__Your objective__:
Begin with the first line of the material and write out each line exactly, ending with the line that contains "controls ([xshift=-13.3pt,yshift=20pt]#1.south west)". Pictures are not part of the copy.

__Entries supplied__:
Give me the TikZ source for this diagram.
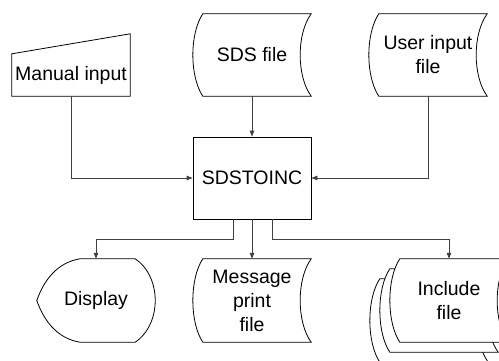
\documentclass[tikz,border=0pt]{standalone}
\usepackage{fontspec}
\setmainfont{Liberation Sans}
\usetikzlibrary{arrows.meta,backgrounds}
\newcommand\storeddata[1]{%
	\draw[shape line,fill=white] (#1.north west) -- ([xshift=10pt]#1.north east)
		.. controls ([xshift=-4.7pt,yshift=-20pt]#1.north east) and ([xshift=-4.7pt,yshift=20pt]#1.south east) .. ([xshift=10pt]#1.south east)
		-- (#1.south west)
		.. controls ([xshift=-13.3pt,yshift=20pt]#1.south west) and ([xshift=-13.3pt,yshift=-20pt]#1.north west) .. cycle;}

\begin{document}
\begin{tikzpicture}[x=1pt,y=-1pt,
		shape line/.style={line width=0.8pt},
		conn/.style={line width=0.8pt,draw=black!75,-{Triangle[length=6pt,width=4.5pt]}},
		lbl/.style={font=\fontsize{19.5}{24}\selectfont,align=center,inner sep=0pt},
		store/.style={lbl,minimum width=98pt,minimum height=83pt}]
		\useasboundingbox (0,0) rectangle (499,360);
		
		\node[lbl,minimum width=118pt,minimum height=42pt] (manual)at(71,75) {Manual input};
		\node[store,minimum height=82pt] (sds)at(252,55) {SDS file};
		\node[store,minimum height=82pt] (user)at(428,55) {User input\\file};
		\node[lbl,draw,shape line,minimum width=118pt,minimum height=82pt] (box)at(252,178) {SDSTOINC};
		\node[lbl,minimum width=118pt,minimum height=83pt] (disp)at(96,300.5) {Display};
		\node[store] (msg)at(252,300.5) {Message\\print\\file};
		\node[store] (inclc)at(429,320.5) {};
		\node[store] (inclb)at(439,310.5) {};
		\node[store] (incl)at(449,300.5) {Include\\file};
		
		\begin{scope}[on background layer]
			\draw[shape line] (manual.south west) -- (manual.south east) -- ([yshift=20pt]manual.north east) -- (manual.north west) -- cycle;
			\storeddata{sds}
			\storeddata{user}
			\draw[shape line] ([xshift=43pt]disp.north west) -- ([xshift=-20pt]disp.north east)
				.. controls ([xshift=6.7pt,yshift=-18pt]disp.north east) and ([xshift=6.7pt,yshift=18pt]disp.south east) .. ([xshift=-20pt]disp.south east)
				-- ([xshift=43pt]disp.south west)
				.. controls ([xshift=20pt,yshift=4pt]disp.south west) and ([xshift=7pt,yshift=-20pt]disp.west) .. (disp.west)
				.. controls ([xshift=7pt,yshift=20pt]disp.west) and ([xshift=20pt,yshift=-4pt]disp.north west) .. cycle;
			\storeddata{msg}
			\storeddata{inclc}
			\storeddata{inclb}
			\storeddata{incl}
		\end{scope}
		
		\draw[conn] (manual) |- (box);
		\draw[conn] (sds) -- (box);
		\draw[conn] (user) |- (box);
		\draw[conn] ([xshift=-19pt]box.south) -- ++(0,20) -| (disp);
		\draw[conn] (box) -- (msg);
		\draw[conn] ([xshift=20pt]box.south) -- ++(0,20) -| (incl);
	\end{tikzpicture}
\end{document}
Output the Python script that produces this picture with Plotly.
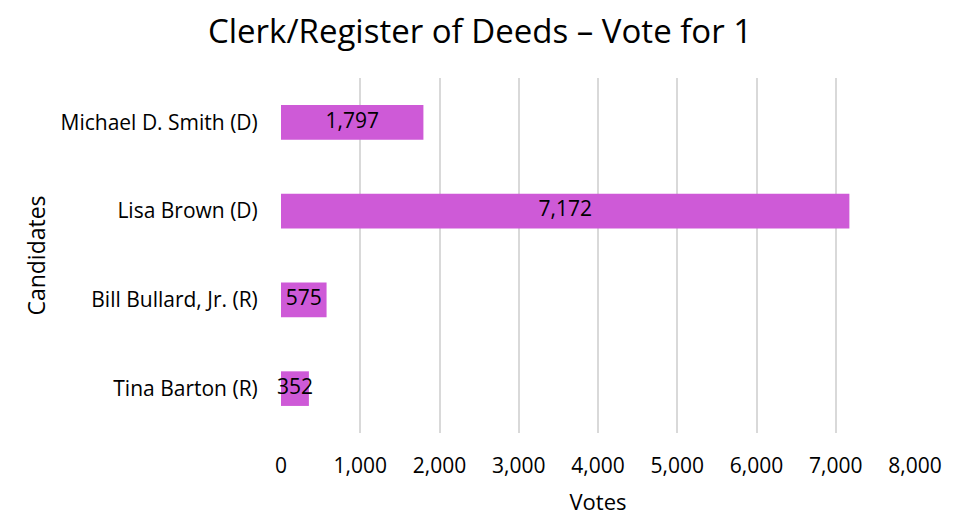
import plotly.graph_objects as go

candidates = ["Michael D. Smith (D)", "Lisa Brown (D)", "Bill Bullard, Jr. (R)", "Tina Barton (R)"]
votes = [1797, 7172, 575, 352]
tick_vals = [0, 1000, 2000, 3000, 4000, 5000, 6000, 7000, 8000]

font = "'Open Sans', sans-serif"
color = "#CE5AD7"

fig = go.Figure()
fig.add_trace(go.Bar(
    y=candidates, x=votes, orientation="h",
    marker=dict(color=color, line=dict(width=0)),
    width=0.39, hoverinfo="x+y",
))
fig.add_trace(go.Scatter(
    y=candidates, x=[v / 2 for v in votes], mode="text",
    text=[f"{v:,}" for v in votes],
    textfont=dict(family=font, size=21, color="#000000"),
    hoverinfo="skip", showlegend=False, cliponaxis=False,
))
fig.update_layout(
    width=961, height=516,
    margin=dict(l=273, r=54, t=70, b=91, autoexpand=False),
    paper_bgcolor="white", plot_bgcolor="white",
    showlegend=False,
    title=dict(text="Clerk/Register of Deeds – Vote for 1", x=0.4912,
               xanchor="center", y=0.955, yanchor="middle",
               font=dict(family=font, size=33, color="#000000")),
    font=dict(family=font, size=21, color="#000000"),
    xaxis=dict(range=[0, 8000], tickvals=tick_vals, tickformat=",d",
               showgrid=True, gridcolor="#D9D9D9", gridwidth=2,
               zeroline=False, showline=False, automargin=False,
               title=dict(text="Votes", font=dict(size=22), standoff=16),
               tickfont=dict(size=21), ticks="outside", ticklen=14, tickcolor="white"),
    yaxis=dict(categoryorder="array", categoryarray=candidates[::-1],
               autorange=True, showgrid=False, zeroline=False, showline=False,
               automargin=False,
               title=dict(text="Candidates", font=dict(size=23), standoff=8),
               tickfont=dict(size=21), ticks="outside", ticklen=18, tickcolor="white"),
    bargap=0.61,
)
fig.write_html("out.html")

__Correct response__:
Give me the TikZ source for this diagram.
\documentclass[tikz,border=0pt]{standalone}
\usepackage{fontspec}
\setmainfont{Liberation Sans}
\usetikzlibrary{arrows.meta,backgrounds}
\newcommand\storeddata[1]{%
	\draw[shape line,fill=white] (#1.north west) -- ([xshift=10pt]#1.north east)
		.. controls ([xshift=-4.7pt,yshift=-20pt]#1.north east) and ([xshift=-4.7pt,yshift=20pt]#1.south east) .. ([xshift=10pt]#1.south east)
		-- (#1.south west)
		.. controls ([xshift=-13.3pt,yshift=20pt]#1.south west) and ([xshift=-13.3pt,yshift=-20pt]#1.north west) .. cycle;}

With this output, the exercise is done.